Problem description
Copy only this: the line containing "Write the Apache ECharts code for this chart.", the line containing "const points = stockReturns.map((x, i)", and every line between them, exactly as written.

Records supplied
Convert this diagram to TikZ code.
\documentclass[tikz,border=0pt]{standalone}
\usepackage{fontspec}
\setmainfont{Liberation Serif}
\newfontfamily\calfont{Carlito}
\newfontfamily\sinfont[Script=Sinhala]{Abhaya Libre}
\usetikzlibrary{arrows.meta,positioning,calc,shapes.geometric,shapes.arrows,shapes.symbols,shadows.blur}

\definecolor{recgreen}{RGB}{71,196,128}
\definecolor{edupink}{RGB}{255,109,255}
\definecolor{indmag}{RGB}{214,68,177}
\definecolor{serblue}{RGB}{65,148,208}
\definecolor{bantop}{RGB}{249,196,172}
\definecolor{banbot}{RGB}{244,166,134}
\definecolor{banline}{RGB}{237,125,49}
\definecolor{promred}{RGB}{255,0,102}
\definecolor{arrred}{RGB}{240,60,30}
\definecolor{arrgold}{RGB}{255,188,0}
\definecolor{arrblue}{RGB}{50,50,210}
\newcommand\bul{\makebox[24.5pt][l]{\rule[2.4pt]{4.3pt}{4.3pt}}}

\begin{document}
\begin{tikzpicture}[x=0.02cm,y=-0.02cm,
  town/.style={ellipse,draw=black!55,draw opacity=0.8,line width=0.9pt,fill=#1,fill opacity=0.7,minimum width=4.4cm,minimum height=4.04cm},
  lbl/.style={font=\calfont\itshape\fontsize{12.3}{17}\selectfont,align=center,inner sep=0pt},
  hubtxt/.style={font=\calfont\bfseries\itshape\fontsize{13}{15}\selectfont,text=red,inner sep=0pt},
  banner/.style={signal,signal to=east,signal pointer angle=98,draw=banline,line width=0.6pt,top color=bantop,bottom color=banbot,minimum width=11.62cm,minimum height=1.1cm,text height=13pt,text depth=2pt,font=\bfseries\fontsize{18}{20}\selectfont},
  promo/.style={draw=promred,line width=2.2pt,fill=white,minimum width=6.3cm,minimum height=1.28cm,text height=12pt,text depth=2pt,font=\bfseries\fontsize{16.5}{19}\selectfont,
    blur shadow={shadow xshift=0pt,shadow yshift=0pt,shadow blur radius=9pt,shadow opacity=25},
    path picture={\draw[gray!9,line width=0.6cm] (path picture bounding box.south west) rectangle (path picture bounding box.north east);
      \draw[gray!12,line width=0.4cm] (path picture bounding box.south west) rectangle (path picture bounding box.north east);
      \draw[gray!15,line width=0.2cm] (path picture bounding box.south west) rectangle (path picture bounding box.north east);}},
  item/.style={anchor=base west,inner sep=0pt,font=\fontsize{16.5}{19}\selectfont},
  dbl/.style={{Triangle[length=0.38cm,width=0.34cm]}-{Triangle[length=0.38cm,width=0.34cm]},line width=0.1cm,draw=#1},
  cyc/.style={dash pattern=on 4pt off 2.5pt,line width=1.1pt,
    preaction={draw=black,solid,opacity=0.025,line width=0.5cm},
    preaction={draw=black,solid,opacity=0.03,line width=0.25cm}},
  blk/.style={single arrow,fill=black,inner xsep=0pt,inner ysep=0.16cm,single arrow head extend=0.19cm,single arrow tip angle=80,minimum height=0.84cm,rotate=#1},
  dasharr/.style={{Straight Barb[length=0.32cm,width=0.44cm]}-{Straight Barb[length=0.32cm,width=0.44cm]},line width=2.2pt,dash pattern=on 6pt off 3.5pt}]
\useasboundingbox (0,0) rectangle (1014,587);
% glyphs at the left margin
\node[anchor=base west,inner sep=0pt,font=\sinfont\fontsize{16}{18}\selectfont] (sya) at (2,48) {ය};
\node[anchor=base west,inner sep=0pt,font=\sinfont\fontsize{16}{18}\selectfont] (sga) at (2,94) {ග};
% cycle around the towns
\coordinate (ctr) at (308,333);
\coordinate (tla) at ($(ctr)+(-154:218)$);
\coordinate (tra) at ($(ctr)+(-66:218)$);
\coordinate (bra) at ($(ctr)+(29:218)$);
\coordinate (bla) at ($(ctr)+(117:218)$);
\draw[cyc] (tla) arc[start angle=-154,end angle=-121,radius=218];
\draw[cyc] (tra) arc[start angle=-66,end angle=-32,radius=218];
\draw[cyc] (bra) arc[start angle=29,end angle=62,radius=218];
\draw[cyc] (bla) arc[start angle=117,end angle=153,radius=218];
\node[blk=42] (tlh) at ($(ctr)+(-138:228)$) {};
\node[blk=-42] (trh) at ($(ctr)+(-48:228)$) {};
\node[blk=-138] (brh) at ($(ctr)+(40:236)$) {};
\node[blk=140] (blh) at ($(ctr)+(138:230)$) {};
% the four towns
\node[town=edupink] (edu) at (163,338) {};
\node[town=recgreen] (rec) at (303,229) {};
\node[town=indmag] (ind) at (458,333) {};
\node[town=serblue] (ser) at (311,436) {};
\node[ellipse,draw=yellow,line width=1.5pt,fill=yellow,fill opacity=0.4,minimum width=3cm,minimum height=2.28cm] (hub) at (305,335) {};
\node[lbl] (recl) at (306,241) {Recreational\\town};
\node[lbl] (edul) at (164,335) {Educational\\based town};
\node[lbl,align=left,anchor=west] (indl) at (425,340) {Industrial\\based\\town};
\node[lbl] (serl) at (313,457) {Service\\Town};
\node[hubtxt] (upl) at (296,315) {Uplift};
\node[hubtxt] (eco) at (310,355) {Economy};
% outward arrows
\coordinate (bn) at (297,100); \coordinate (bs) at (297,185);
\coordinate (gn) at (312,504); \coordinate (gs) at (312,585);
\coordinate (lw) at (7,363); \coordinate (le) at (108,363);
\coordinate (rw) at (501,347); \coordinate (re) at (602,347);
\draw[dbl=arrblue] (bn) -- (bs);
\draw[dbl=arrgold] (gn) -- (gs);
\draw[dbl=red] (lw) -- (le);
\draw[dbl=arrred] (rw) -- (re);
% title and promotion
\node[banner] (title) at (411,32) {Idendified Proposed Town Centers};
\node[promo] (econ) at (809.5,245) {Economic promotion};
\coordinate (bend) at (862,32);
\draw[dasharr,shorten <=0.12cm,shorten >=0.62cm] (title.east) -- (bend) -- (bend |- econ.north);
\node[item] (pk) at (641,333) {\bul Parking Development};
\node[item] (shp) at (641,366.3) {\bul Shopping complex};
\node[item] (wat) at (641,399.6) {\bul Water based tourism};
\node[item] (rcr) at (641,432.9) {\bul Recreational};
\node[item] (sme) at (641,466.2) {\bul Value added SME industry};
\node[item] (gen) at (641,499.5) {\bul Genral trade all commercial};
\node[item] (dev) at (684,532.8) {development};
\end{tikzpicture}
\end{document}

* * *

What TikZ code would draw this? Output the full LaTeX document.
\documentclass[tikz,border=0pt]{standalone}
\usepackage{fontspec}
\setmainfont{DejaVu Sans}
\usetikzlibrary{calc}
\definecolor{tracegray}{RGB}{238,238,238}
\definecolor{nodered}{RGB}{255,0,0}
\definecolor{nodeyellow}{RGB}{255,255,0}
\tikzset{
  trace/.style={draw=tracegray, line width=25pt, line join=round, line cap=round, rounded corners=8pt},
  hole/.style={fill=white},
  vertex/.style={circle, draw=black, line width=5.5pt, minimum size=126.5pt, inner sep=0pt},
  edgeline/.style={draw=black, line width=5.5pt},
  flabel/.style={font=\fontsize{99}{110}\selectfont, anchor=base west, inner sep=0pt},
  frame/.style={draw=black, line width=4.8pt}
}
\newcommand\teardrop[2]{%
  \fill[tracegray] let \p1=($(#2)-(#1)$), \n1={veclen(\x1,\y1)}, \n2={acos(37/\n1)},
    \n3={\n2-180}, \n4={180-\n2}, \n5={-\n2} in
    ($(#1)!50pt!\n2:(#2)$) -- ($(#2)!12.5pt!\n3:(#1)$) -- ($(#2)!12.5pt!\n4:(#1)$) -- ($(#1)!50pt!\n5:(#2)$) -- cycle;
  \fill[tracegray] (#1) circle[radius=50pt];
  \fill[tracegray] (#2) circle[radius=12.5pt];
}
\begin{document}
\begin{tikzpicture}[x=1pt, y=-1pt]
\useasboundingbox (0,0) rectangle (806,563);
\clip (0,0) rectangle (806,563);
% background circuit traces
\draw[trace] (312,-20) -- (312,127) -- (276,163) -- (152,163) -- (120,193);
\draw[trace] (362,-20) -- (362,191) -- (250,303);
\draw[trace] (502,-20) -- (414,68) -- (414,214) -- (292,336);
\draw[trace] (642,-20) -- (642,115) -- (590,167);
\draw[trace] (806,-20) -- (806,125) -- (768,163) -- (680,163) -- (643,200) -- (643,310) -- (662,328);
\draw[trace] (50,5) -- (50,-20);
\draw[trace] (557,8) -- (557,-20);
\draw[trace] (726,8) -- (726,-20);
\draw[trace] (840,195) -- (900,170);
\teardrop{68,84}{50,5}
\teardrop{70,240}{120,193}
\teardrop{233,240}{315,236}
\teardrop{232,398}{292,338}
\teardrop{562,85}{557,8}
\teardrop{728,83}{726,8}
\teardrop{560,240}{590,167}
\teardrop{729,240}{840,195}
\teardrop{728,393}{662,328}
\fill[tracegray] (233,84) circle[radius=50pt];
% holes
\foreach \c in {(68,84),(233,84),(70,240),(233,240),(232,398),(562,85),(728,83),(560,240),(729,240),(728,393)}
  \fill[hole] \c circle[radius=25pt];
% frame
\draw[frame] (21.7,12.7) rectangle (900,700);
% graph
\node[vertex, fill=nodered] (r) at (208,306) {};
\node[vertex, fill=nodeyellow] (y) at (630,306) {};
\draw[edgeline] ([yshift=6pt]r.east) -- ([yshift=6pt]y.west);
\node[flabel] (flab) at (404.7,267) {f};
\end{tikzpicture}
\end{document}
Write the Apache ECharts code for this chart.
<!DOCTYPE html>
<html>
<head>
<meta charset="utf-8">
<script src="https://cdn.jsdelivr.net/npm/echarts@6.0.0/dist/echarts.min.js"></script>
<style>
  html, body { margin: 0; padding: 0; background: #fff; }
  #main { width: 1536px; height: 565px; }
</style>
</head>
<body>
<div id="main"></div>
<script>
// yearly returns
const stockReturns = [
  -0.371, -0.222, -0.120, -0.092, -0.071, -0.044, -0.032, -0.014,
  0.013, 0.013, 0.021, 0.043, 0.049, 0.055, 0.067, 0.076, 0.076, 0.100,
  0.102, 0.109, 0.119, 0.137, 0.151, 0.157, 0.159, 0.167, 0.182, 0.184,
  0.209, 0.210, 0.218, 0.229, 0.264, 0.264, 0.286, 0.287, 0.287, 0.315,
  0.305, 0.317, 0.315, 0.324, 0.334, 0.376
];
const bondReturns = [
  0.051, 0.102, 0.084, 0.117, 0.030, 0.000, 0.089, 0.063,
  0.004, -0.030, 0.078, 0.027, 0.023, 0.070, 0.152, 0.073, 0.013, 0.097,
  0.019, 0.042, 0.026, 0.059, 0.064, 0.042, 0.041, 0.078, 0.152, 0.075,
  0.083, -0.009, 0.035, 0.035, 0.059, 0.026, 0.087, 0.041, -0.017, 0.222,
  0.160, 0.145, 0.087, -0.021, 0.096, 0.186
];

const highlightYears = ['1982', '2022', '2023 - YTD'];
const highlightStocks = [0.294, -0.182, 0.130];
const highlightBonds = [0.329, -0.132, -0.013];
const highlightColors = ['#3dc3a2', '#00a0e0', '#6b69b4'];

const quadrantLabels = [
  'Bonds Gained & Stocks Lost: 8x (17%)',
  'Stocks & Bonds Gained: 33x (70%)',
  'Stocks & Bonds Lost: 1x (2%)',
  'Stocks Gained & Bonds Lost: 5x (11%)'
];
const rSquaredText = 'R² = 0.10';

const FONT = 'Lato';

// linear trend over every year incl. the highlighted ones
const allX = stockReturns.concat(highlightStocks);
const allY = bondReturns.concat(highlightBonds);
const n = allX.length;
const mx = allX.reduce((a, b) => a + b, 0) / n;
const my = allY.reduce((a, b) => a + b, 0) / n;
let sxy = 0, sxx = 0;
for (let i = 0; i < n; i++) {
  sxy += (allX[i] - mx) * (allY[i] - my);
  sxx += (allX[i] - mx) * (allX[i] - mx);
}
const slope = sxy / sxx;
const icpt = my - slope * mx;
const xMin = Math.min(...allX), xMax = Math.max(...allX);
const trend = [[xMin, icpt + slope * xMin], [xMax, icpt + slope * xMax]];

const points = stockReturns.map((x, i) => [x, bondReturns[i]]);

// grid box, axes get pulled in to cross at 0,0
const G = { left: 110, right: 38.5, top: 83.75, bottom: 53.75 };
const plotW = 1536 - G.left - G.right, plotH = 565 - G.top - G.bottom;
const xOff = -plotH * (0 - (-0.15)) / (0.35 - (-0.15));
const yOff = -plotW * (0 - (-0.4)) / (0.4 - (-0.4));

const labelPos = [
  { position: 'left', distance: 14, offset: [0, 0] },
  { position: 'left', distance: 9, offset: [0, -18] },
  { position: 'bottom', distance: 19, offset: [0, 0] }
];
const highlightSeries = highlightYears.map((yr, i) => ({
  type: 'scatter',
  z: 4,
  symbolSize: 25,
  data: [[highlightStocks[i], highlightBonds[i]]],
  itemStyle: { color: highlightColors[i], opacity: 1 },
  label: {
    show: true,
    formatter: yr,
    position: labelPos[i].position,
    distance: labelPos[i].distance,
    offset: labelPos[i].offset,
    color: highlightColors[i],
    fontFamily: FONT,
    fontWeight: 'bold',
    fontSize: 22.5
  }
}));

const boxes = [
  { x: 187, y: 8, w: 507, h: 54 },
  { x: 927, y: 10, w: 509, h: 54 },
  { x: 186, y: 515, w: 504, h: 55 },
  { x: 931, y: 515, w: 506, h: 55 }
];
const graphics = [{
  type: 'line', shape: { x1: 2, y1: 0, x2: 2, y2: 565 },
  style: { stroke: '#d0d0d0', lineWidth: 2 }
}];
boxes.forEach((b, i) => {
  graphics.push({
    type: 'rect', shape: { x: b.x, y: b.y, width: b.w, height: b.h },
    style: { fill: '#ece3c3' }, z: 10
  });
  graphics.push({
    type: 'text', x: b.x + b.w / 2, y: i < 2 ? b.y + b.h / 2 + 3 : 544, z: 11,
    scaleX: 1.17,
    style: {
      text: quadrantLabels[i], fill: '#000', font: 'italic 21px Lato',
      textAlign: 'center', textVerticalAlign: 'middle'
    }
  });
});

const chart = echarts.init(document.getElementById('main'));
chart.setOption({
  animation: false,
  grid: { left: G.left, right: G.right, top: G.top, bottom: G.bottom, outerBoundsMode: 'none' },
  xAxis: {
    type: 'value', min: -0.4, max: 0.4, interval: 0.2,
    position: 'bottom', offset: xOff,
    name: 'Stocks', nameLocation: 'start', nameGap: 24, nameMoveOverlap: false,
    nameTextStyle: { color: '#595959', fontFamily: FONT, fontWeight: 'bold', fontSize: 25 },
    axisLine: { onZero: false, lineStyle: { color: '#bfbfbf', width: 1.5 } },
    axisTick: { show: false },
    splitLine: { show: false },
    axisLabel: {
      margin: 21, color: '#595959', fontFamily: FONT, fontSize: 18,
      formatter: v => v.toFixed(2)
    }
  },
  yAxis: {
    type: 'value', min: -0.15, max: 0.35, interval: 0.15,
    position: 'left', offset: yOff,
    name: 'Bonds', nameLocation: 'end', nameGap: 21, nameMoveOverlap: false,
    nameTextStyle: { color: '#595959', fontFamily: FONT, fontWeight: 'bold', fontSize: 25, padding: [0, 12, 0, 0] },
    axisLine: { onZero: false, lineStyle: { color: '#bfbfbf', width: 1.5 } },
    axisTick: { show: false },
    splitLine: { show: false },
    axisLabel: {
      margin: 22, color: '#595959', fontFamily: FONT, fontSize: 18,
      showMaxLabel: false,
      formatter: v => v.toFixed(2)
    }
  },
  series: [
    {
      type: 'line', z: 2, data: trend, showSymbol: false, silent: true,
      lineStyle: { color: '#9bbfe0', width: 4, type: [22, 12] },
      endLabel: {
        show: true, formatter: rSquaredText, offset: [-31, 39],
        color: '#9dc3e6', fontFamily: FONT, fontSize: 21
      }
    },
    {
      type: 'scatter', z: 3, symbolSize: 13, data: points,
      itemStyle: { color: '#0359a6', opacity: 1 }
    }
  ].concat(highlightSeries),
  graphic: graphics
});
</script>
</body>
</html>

Complete answer
Write the Apache ECharts code for this chart.
<!DOCTYPE html>
<html>
<head>
<meta charset="utf-8">
<script src="https://cdn.jsdelivr.net/npm/echarts@6.0.0/dist/echarts.min.js"></script>
<style>
  html, body { margin: 0; padding: 0; background: #fff; }
  #main { width: 1536px; height: 565px; }
</style>
</head>
<body>
<div id="main"></div>
<script>
// yearly returns
const stockReturns = [
  -0.371, -0.222, -0.120, -0.092, -0.071, -0.044, -0.032, -0.014,
  0.013, 0.013, 0.021, 0.043, 0.049, 0.055, 0.067, 0.076, 0.076, 0.100,
  0.102, 0.109, 0.119, 0.137, 0.151, 0.157, 0.159, 0.167, 0.182, 0.184,
  0.209, 0.210, 0.218, 0.229, 0.264, 0.264, 0.286, 0.287, 0.287, 0.315,
  0.305, 0.317, 0.315, 0.324, 0.334, 0.376
];
const bondReturns = [
  0.051, 0.102, 0.084, 0.117, 0.030, 0.000, 0.089, 0.063,
  0.004, -0.030, 0.078, 0.027, 0.023, 0.070, 0.152, 0.073, 0.013, 0.097,
  0.019, 0.042, 0.026, 0.059, 0.064, 0.042, 0.041, 0.078, 0.152, 0.075,
  0.083, -0.009, 0.035, 0.035, 0.059, 0.026, 0.087, 0.041, -0.017, 0.222,
  0.160, 0.145, 0.087, -0.021, 0.096, 0.186
];

const highlightYears = ['1982', '2022', '2023 - YTD'];
const highlightStocks = [0.294, -0.182, 0.130];
const highlightBonds = [0.329, -0.132, -0.013];
const highlightColors = ['#3dc3a2', '#00a0e0', '#6b69b4'];

const quadrantLabels = [
  'Bonds Gained & Stocks Lost: 8x (17%)',
  'Stocks & Bonds Gained: 33x (70%)',
  'Stocks & Bonds Lost: 1x (2%)',
  'Stocks Gained & Bonds Lost: 5x (11%)'
];
const rSquaredText = 'R² = 0.10';

const FONT = 'Lato';

// linear trend over every year incl. the highlighted ones
const allX = stockReturns.concat(highlightStocks);
const allY = bondReturns.concat(highlightBonds);
const n = allX.length;
const mx = allX.reduce((a, b) => a + b, 0) / n;
const my = allY.reduce((a, b) => a + b, 0) / n;
let sxy = 0, sxx = 0;
for (let i = 0; i < n; i++) {
  sxy += (allX[i] - mx) * (allY[i] - my);
  sxx += (allX[i] - mx) * (allX[i] - mx);
}
const slope = sxy / sxx;
const icpt = my - slope * mx;
const xMin = Math.min(...allX), xMax = Math.max(...allX);
const trend = [[xMin, icpt + slope * xMin], [xMax, icpt + slope * xMax]];

const points = stockReturns.map((x, i) => [x, bondReturns[i]]);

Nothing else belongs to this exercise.